JANUARY 9, 1940
WASHINGTON, Monday—I hated to see Anna and John leave yesterday afternoon. It made the family seem very small at supper last night. I was all alone at breakfast this morning, so I went up to get my youngest grandson to keep me company, but even he seemed to sense that something was wrong, for he wouldn't stay by himself on the floor, but wanted to be held all the time. However, today at lunch, Sistie and Buzz came back. Now they are out enjoying the snow back of the White House and they will give that added touch of family which their small brother missed this morning.
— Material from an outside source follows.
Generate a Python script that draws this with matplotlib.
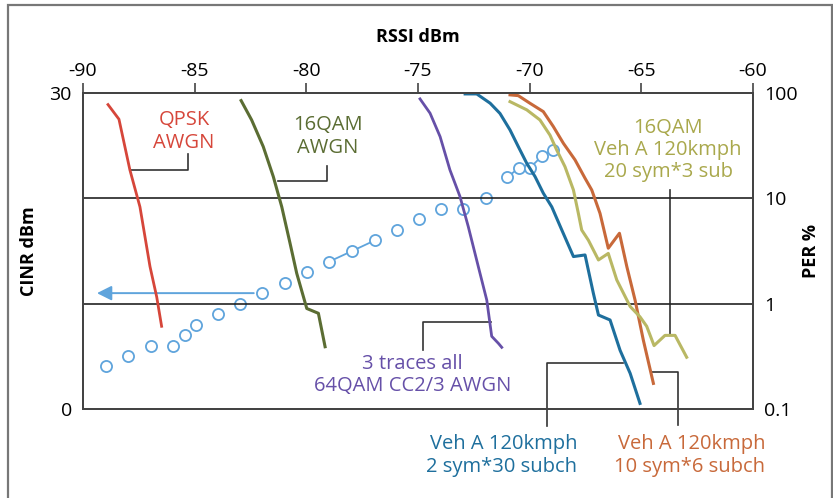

When they all go at the end of this week, we shall indeed be bereft. Franklin, Jr. and Ethel will also be leaving us soon with their little boy, and the old house will return to dignified silence until some more children come to wake it up.
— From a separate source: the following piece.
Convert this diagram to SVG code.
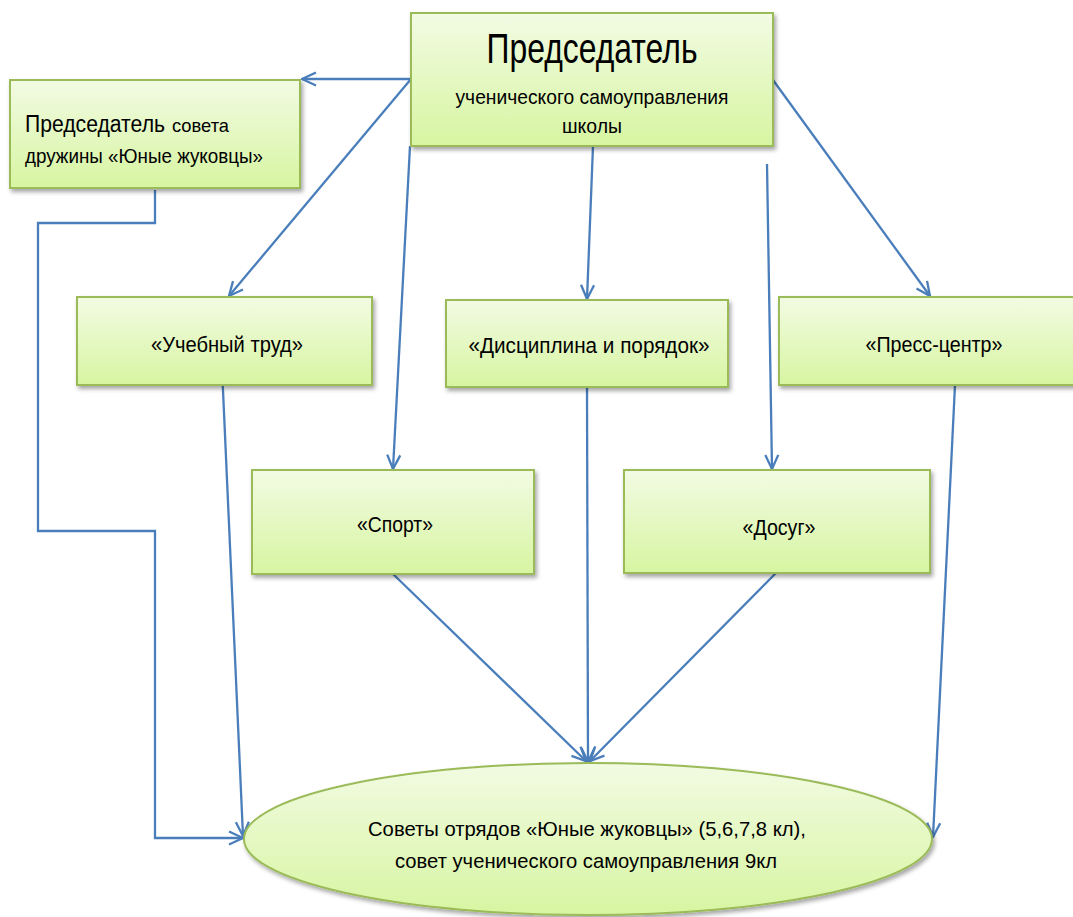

At lunch yesterday, I discovered that Mr. Dale Carnegie is a Lincoln enthusiast, so I showed him all I could of interest about Lincoln in the White House. I find that all the people who really have studied that period of our history are much interested in the new portrait which hangs in the State Dining Room. They are all struck by the thoughtful, contemplative expression and the humorous look about the mouth. It was that sense of humor which kept Lincoln going, because under the gaunt and rough exterior there was such a very soft heart.
A lovely concert this morning in Mrs. Townsend's series, at which Mr. Melchior and Madame Lotte Lehmann sang. It was almost the biggest audience I have ever seen at these concerts and the artists well deserved the prolonged applause.
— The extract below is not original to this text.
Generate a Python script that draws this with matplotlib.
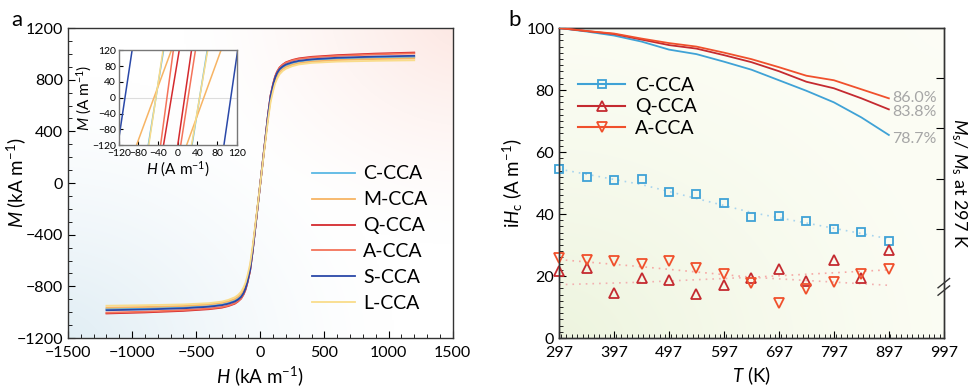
import numpy as np
import matplotlib
matplotlib.use("Agg")
import matplotlib.pyplot as plt
from matplotlib.lines import Line2D
from matplotlib.ticker import MultipleLocator

plt.rcParams['font.family'] = ['Lato', 'DejaVu Sans']
plt.rcParams['mathtext.fontset'] = 'custom'
plt.rcParams['mathtext.rm'] = 'Lato'
plt.rcParams['mathtext.it'] = 'Lato:italic'
plt.rcParams['axes.linewidth'] = 1.0
plt.rcParams['axes.edgecolor'] = '#333333'

# ---- panel a: M-H curves (upper half, mirrored for H < 0) ----
samples = ['C-CCA', 'M-CCA', 'Q-CCA', 'A-CCA', 'S-CCA', 'L-CCA']
colors_a = ['#5ab8e4', '#f7b464', '#d42a2e', '#f4735a', '#2a48a8', '#f9dc8a']
H_kA = [0, 30, 60, 80, 100, 115, 130, 150, 175, 200, 250, 300, 400, 600, 900, 1200]
M_C = [0, 262, 520, 665, 752, 805, 840, 872, 895, 910, 928, 940, 952, 962, 970, 975]
M_M = [0, 255, 505, 648, 735, 788, 824, 858, 882, 898, 916, 928, 940, 952, 960, 965]
M_Q = [0, 265, 530, 680, 770, 825, 862, 895, 918, 935, 953, 965, 977, 990, 1002, 1010]
M_A = [0, 265, 528, 678, 767, 822, 858, 892, 915, 931, 949, 960, 972, 984, 996, 1004]
M_S = [0, 265, 528, 675, 763, 816, 851, 882, 903, 918, 935, 946, 958, 970, 979, 985]
M_L = [0, 248, 490, 628, 715, 770, 806, 842, 868, 885, 905, 918, 930, 940, 946, 950]
M_all = [M_C, M_M, M_Q, M_A, M_S, M_L]

# inset: H (A/m) where each branch hits M = -120 and M = +120
inset_left = {'C-CCA': (-60, -29), 'M-CCA': (-84, -13), 'Q-CCA': (-29, 3),
              'A-CCA': (-35, -9), 'S-CCA': (-122, -93), 'L-CCA': (-59, -30)}
inset_right = {'C-CCA': (29, 60), 'M-CCA': (18, 88), 'Q-CCA': (0, 28),
               'A-CCA': (6, 36), 'S-CCA': (94, 122), 'L-CCA': (28, 61)}

# ---- panel b ----
T = [297, 347, 397, 447, 497, 547, 597, 647, 697, 747, 797, 847, 897]
ratio_C = [100, 99.3, 98.5, 97.3, 95.7, 94.8, 93.3, 91.7, 89.6, 87.5, 85.2, 82.2, 78.7]
ratio_Q = [100, 99.4, 98.8, 97.7, 96.6, 95.9, 94.6, 93.2, 91.4, 89.3, 88.0, 86.0, 83.8]
ratio_A = [100, 99.4, 98.9, 97.9, 97.0, 96.3, 95.1, 93.8, 92.2, 90.5, 89.6, 87.8, 86.0]
iHc_C = [54.5, 52.1, 51.0, 51.4, 47.1, 46.4, 43.4, 39.1, 39.4, 37.9, 35.1, 34.3, 31.3]
iHc_Q = [21.6, 22.6, 14.6, 19.2, 18.7, 14.1, 17.0, 19.2, 22.1, 18.4, 25.1, 19.2, 28.3]
iHc_A = [25.7, 25.3, 24.7, 23.9, 24.8, 22.6, 20.8, 17.9, 11.2, 15.7, 18.2, 20.8, 22.3]
trend_T = [297, 447, 647, 897]
trend_C = [54.5, 49.5, 40.5, 32.0]
trend_A = [25.3, 23.0, 19.6, 22.0]
trend_Q = [17.2, 18.0, 19.6, 17.0]
colors_b = {'C': '#3fa2d6', 'Q': '#c42a30', 'A': '#f0502c'}


def gradient(ax, c0, c1, p1, c2, p2, r1, r2):
    n = 200
    x, y = np.meshgrid(np.linspace(0, 1, n), np.linspace(0, 1, n))
    w1 = np.clip(1 - np.hypot(x - p1[0], y - p1[1]) / r1, 0, 1) ** 1.4
    w2 = np.clip(1 - np.hypot(x - p2[0], y - p2[1]) / r2, 0, 1) ** 1.4
    img = (np.array(c0)[None, None, :] * (1 - w1 - w2)[..., None]
           + np.array(c1)[None, None, :] * w1[..., None]
           + np.array(c2)[None, None, :] * w2[..., None])
    ax.imshow(img, extent=(0, 1, 0, 1), transform=ax.transAxes, origin='lower',
              aspect='auto', zorder=0, interpolation='bilinear')


fig = plt.figure(figsize=(9.74, 3.87), dpi=100)
ax1 = fig.add_axes([0.0698, 0.1266, 0.395, 0.801])
ax2 = fig.add_axes([0.574, 0.1266, 0.395, 0.801])

# ---------- panel a ----------
gradient(ax1, (1, 1, 1), (0.99, 0.90, 0.88), (1.05, 1.05), (0.87, 0.925, 0.955), (-0.05, -0.05), 0.75, 0.9)
H = np.array(H_kA)
for name, col, M in zip(samples, colors_a, M_all):
    M = np.array(M)
    hh = np.concatenate([-H[::-1], H[1:]])
    mm = np.concatenate([-M[::-1], M[1:]])
    ax1.plot(hh, mm, color=col, lw=1.3, label=name, zorder=3)
ax1.set_xlim(-1500, 1500)
ax1.set_ylim(-1200, 1200)
ax1.xaxis.set_major_locator(MultipleLocator(500))
ax1.xaxis.set_minor_locator(MultipleLocator(100))
ax1.yaxis.set_major_locator(MultipleLocator(400))
ax1.yaxis.set_minor_locator(MultipleLocator(100))
ax1.tick_params(which='both', direction='in', labelsize=11.5, top=False, right=False)
ax1.tick_params(which='major', length=5)
ax1.tick_params(which='minor', length=3)
ax1.tick_params(axis='x', pad=6)
ax1.set_xlabel(r'$\mathit{H}$ (kA m$^{-1}$)', fontsize=13.5)
ax1.set_ylabel(r'$\mathit{M}$ (kA m$^{-1}$)', fontsize=13.5)
ax1.xaxis.set_label_coords(0.5, -0.085)
ax1.yaxis.set_label_coords(-0.104, 0.5)
ax1.legend(loc='center left', bbox_to_anchor=(0.59, 0.32), frameon=False, fontsize=14,
           handlelength=2.2, labelspacing=0.46, handletextpad=0.4)

# inset
axi = fig.add_axes([0.122, 0.625, 0.121, 0.245])
axi.set_facecolor((1, 1, 1, 0.6))
axi.axhline(0, color='#dddddd', lw=0.8, zorder=1)
for name, col in zip(samples, colors_a):
    for hb, ht in (inset_left[name], inset_right[name]):
        axi.plot([hb, ht], [-120, 120], color=col, lw=1.1, zorder=2)
axi.set_xlim(-120, 120)
axi.set_ylim(-120, 120)
axi.set_xticks(np.arange(-120, 121, 40))
axi.set_yticks(np.arange(-120, 121, 40))
axi.tick_params(direction='in', labelsize=7.5, length=3, pad=2)
axi.tick_params(axis='x', pad=3)
axi.set_xlabel(r'$\mathit{H}$ (A m$^{-1}$)', fontsize=11, labelpad=1)
axi.set_ylabel(r'$\mathit{M}$ (A m$^{-1}$)', fontsize=11, labelpad=-1)
for s in axi.spines.values():
    s.set_color('#777777')

# ---------- panel b ----------
gradient(ax2, (0.985, 0.99, 0.955), (0.99, 0.99, 0.965), (1.05, 1.05), (0.925, 0.955, 0.865), (-0.05, -0.05), 0.5, 1.1)
ax2.plot(trend_T, trend_C, color='#a8d4ee', lw=1.2, ls=(0, (1, 3)), zorder=2)
ax2.plot(trend_T, trend_A, color='#f6a8a4', lw=1.2, ls=(0, (1, 3)), zorder=2)
ax2.plot(trend_T, trend_Q, color='#f2b0b0', lw=1.2, ls=(0, (1, 3)), zorder=2)
ax2.plot(T, iHc_C, ls='none', marker='s', ms=6, mfc='none', mec=colors_b['C'], mew=1.3, zorder=4, clip_on=False)
ax2.plot(T, iHc_Q, ls='none', marker='^', ms=7, mfc='none', mec=colors_b['Q'], mew=1.3, zorder=4, clip_on=False)
ax2.plot(T, iHc_A, ls='none', marker='v', ms=7, mfc='none', mec=colors_b['A'], mew=1.3, zorder=4, clip_on=False)
ax2.set_xlim(297, 997)
ax2.set_ylim(0, 100)
ax2.set_xticks(np.arange(297, 998, 100))
ax2.xaxis.set_minor_locator(MultipleLocator(10))
ax2.yaxis.set_major_locator(MultipleLocator(20))
ax2.yaxis.set_minor_locator(MultipleLocator(2))
ax2.tick_params(which='both', direction='in', labelsize=11.5, top=False, right=False)
ax2.tick_params(which='major', length=5)
ax2.tick_params(which='minor', length=3)
ax2.tick_params(axis='x', pad=6)
ax2.set_xlabel(r'$\mathit{T}$ (K)', fontsize=13.5)
ax2.set_ylabel(r'i$\mathit{H}_{\mathrm{c}}$ (A m$^{-1}$)', fontsize=13.5)
ax2.xaxis.set_label_coords(0.5, -0.085)
ax2.yaxis.set_label_coords(-0.088, 0.5)

ax3 = ax2.twinx()
ax3.set_ylim(100 - 100 / 1.62, 100)
ax3.plot(T, ratio_C, color=colors_b['C'], lw=1.3, zorder=3)
ax3.plot(T, ratio_Q, color=colors_b['Q'], lw=1.3, zorder=3)
ax3.plot(T, ratio_A, color=colors_b['A'], lw=1.3, zorder=3)
ax3.set_yticks([60, 70, 80, 90])
ax3.set_yticklabels([])
ax3.tick_params(direction='in', length=6, right=True)
ax3.set_ylabel(r'$M_{\mathrm{s}}$/ $M_{\mathrm{s}}$ at 297 K', fontsize=13, rotation=270)
ax3.yaxis.set_label_coords(1.066, 0.5)
for val, dy in ((ratio_A[-1], 0), (ratio_Q[-1], -0.6), (ratio_C[-1], -0.8)):
    ax3.text(903, val + dy, f'{val:.1f}%', color='#a6a6a6', fontsize=11.5, va='center', ha='left')
# axis break marks on right spine
for dy in (-0.012, 0.012):
    ax3.plot([0.985, 1.015], [0.165 + dy - 0.015, 0.165 + dy + 0.015], transform=ax3.transAxes,
             color='#333333', lw=1.0, clip_on=False, zorder=6)

handles = [Line2D([], [], color=colors_b['C'], marker='s', mfc='none', ms=6, mew=1.3, lw=1.5),
           Line2D([], [], color=colors_b['Q'], marker='^', mfc='none', ms=7, mew=1.3, lw=1.5),
           Line2D([], [], color=colors_b['A'], marker='v', mfc='none', ms=7, mew=1.3, lw=1.5)]
ax3.legend(handles, ['C-CCA', 'Q-CCA', 'A-CCA'], loc='upper left', bbox_to_anchor=(0.005, 0.9),
           frameon=False, fontsize=14, handlelength=2.4, labelspacing=0.25, handletextpad=0.5,
           numpoints=1)

fig.text(0.012, 0.948, 'a', fontsize=16, va='center')
fig.text(0.522, 0.948, 'b', fontsize=16, va='center')

fig.savefig('out.png', dpi=100)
I have a letter written me on an airplane by a lady who is on her way back to California. She found in Washington, D. C.: "Dirty newspapers and crumpled bags blowing along the streets and lodged in corners less than two blocks from the Supreme Court Building." She feels we should "provide containers of interesting design and that organizations, citizens, housewives and school children will then become sidewalk conscious and will cooperate in keeping their city beautiful." "I cringe" says she, "when I think how this must impress representatives from other beautiful cities of the world where good civic housekeeping is required."
I wish we might be the cleanest most orderly city in the world. On the whole, I thought Washington did fairly well. It certainly compares well with London, or Paris or Rome. Perhaps cities in Germany and Holland are a little more "shiny," but that is because generations have been taught a sense of responsibility for their public places. I imagine that this nation will have to set itself to the task of civic cleanliness more seriously than it has in the past in order to compete.